VON LINTEL GALLERY

Thursday, July 2, 2015

FLORIS NEUSÜSS | DREAMS + PHOTOGRAMS, June 27 — Aug 15, 2015


Von Lintel Gallery is pleased to present work from acclaimed German photogram artist, Floris Neusüss. A pioneer of experimental photography since 1958, Neusüss has devoted his entire career to the rigorous study, practice and teaching of the photogram technique.

Analog methods are experiencing a wave of resurgence as contemporary artists mine history to investigate the possibilities of photographic materials. Neusüss is recognized as part of the photogram vanguard along with predecessors Man Ray and Lázló Maholy-Nagy. His work has been included in major experimental photography exhibitions at the Victoria & Albert Museum, London; the Sprengel Museum, Hannover, Germany; the Museum of Fine Arts Houston; and the International Center of Photography, New York among others.

The Von Lintel Gallery exhibition features the artist’s iconic nudograms—Körperbilder—from the 1960s and 70s that were made by exposing the human figure directly onto photographic paper. The proximity of the model to the paper influenced the sharpness of the contours and the amount of light dispensed affected the intensity of the tones. Movement—either accidental or intentional—dissolved and fractured the silhouettes into transcendent forms removed from any sense of time or place. Despite the subject’s absence, a palpable intimacy—or, presence—is felt. Such is the magic of a photogram.

A similar phenomena transpired when Neusüss applied the photogram to portraiture. He and Robert Heinecken were friends and collaborators. The Getty Museum owns Dinner for Heinecken—a Neusüss photogram exposed during a dinner that used light-sensitive paper in lieu of a table cloth. During another work session, Floris exposed Heinecken’s full body on profile. The work—included in the show—does not reveal any surface details and yet the expressive body language and attitude of the subject is uncannily recognizable. As Neusüss says, “If you knew Robert Heinecken, when you look at his portrait photogram, you automatically feel close to him.” 

Also on view are early gelatin silver prints from late 1950s made while still a student in Munich; an innovative piece from the 1980s that merged a photogram with sculpture; and Nachtbilder, a series produced by placing photo paper emulsion side down into a woodland or garden at night. At times created during a thunderstorm, lightning would expose the paper from all directions, catching gusts of impressions from below and above. A sense of movement and chaos transformed the familiar into something much more arresting; an aesthetic echoed throughout Neusüss’ career.

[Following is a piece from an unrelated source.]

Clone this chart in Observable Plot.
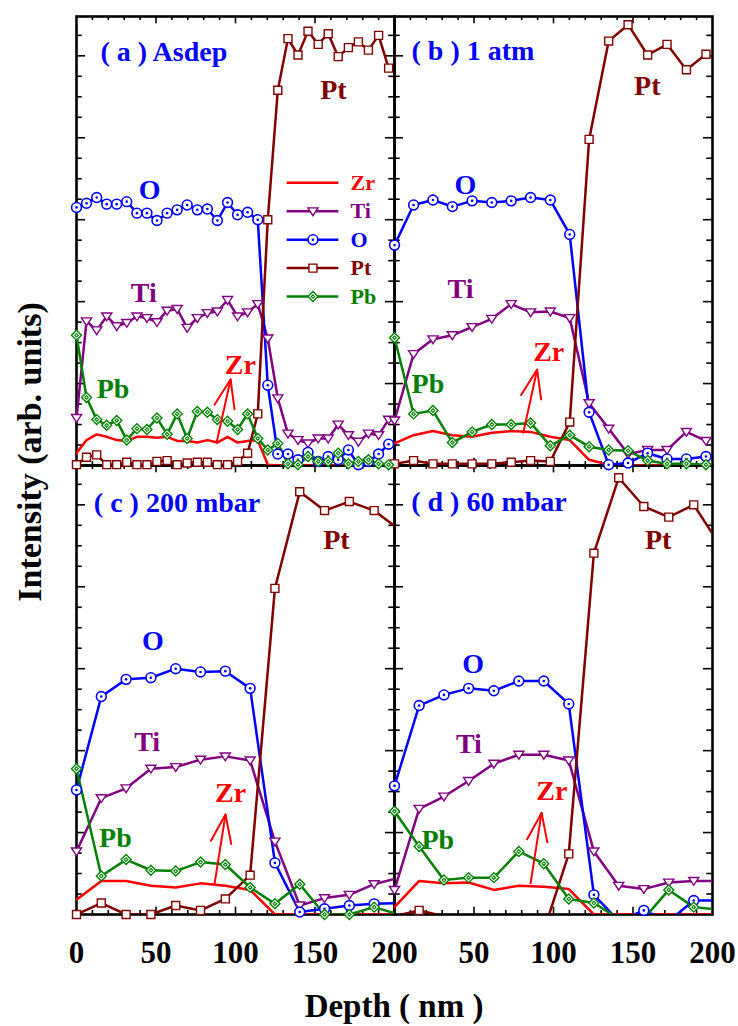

Floris Neusüss was born in 1937 in Remscheid Lennep, Germany. He has exhibited internationally for over fifty years and his work is included in numerous public collections including the Museum of Modern Art, New York; the J. Paul Getty Museum, Los Angeles; the Victoria and Albert Museum, London; the Art Institute of Chicago; and the Museum of Fine Arts, Houston. His work has been published in several monographs and he was the subject of an expansive illustrated volume produced in conjunction with the 2010-11 Victoria and Albert exhibition on the work of five camera-less photographers. He was an influential teacher in Germany and recently retired as Professor in Experimental Photography at the University of Kassel, a post he had held since 1971.
Neusüss lives and works in Kassel, Germany with his partner Renate Heyne.